- DIRECTIONS FOR THIS TASK
Copy the lines of the data below exactly, starting at the first and stopping after the line that contains "const curveLabelAt = [[158, 7.56], [107, 6.88]];"; include no pictures.

RECORDED INFORMATION start

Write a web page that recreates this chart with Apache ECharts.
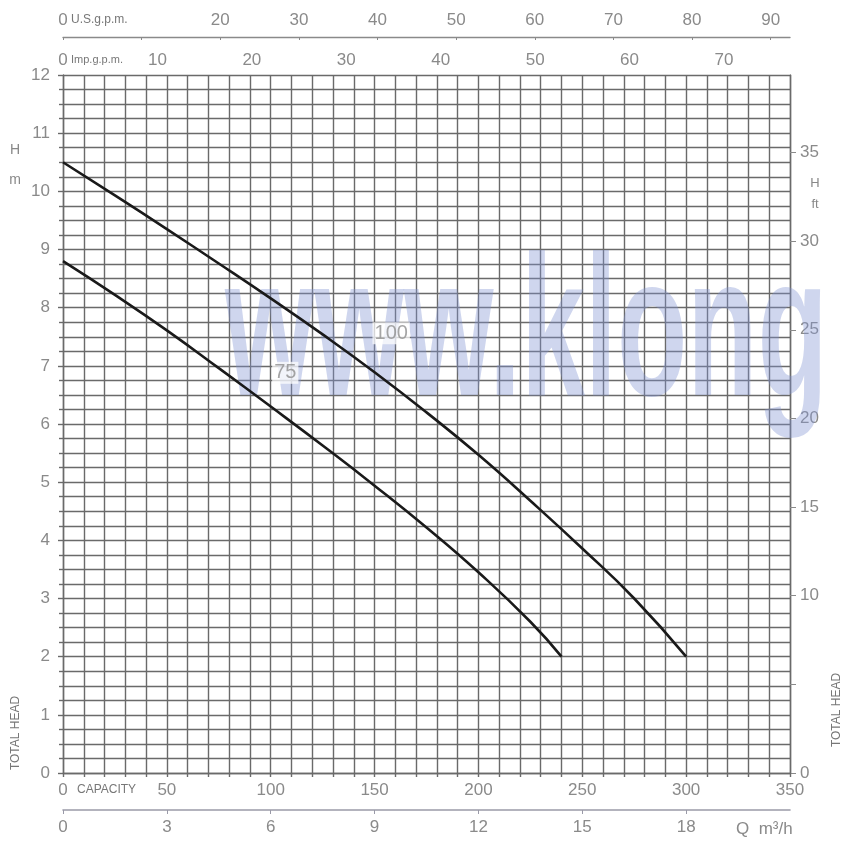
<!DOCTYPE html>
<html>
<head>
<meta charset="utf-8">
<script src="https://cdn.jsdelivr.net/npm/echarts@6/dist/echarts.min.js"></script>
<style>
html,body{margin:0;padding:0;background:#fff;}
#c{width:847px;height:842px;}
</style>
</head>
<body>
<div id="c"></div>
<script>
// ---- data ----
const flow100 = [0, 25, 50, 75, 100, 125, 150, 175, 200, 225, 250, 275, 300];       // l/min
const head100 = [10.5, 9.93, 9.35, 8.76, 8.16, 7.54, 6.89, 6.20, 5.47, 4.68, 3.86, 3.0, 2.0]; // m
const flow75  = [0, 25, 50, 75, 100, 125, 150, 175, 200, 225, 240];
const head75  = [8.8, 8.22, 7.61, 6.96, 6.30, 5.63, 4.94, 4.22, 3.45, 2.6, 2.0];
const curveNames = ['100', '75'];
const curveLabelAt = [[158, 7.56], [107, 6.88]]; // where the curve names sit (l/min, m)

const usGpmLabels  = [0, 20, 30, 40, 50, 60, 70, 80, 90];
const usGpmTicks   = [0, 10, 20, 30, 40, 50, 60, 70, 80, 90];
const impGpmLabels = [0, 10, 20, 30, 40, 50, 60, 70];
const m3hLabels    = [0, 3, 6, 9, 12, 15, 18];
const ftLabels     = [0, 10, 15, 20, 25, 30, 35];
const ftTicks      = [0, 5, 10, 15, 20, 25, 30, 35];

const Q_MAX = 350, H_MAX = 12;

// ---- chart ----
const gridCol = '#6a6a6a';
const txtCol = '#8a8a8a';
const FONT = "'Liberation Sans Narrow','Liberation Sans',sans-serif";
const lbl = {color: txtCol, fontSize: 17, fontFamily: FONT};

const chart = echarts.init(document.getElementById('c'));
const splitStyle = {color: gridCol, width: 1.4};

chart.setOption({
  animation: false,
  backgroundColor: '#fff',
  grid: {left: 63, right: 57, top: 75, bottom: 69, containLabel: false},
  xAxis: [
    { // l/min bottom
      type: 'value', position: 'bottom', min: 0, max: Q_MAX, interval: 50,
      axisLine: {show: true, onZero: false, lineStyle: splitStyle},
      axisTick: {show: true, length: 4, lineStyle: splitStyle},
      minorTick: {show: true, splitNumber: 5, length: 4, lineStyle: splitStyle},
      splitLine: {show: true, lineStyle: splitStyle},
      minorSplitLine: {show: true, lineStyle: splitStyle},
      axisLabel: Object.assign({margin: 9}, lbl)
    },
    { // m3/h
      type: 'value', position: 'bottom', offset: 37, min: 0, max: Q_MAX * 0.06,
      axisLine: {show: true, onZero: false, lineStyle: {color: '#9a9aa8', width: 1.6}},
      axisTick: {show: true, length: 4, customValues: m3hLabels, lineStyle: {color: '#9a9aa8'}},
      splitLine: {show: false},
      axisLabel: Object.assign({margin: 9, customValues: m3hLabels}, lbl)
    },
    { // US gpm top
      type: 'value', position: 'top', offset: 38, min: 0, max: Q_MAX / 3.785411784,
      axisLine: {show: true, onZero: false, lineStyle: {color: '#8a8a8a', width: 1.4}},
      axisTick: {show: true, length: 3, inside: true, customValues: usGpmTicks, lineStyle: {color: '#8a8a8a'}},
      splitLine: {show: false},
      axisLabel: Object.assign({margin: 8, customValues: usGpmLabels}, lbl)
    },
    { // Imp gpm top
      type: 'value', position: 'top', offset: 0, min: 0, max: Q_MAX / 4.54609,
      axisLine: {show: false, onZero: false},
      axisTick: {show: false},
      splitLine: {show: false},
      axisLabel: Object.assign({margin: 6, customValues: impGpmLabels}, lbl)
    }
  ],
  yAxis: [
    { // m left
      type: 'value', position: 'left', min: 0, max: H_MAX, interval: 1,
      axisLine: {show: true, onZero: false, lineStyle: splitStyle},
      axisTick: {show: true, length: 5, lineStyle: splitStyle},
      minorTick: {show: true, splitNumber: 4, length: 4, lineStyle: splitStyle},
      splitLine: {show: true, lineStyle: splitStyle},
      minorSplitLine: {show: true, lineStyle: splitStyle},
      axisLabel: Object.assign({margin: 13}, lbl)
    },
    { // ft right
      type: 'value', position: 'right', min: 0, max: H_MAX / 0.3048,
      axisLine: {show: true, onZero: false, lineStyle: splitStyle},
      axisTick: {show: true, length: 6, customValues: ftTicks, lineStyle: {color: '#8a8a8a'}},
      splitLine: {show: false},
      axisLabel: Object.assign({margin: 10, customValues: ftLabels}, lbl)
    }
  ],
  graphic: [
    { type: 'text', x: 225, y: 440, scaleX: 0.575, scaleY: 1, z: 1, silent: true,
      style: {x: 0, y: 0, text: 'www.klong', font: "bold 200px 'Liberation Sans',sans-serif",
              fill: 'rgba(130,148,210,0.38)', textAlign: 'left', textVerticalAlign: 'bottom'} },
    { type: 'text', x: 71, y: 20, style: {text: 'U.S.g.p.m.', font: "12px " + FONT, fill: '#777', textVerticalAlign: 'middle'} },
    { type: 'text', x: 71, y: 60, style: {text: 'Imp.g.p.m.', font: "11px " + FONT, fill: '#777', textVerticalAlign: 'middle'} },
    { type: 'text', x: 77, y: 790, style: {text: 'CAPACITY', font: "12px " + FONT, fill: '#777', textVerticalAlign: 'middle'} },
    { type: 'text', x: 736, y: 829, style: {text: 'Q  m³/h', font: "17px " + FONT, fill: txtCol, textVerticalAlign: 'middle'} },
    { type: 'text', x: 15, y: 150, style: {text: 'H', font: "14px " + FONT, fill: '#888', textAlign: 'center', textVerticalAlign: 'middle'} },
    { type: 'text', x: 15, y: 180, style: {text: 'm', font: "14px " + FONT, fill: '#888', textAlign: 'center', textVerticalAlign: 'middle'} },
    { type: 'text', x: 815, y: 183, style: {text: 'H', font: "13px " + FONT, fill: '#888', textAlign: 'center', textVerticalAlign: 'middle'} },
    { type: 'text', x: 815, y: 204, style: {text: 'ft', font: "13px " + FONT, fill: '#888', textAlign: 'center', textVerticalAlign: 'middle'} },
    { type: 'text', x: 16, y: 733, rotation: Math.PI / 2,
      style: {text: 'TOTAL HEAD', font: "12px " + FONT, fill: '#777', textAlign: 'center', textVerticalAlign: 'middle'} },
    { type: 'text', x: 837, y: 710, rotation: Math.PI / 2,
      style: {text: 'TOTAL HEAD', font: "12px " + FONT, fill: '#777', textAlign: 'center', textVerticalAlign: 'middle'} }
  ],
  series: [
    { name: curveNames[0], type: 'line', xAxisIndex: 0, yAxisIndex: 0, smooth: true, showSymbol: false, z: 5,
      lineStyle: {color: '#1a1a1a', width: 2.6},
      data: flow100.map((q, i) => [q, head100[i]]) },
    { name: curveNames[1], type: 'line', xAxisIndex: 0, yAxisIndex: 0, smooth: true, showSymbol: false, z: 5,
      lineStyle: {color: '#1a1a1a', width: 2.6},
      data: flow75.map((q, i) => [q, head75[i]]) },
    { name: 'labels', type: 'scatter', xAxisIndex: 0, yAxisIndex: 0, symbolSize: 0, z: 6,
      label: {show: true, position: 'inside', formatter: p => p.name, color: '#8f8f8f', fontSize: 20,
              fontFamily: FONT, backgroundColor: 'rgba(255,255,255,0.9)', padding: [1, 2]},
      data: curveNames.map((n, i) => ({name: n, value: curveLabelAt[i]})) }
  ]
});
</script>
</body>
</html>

RECORDED INFORMATION end

- SOLUTION BELOW
Write a web page that recreates this chart with Apache ECharts.
<!DOCTYPE html>
<html>
<head>
<meta charset="utf-8">
<script src="https://cdn.jsdelivr.net/npm/echarts@6/dist/echarts.min.js"></script>
<style>
html,body{margin:0;padding:0;background:#fff;}
#c{width:847px;height:842px;}
</style>
</head>
<body>
<div id="c"></div>
<script>
// ---- data ----
const flow100 = [0, 25, 50, 75, 100, 125, 150, 175, 200, 225, 250, 275, 300];       // l/min
const head100 = [10.5, 9.93, 9.35, 8.76, 8.16, 7.54, 6.89, 6.20, 5.47, 4.68, 3.86, 3.0, 2.0]; // m
const flow75  = [0, 25, 50, 75, 100, 125, 150, 175, 200, 225, 240];
const head75  = [8.8, 8.22, 7.61, 6.96, 6.30, 5.63, 4.94, 4.22, 3.45, 2.6, 2.0];
const curveNames = ['100', '75'];
const curveLabelAt = [[158, 7.56], [107, 6.88]]; // where the curve names sit (l/min, m)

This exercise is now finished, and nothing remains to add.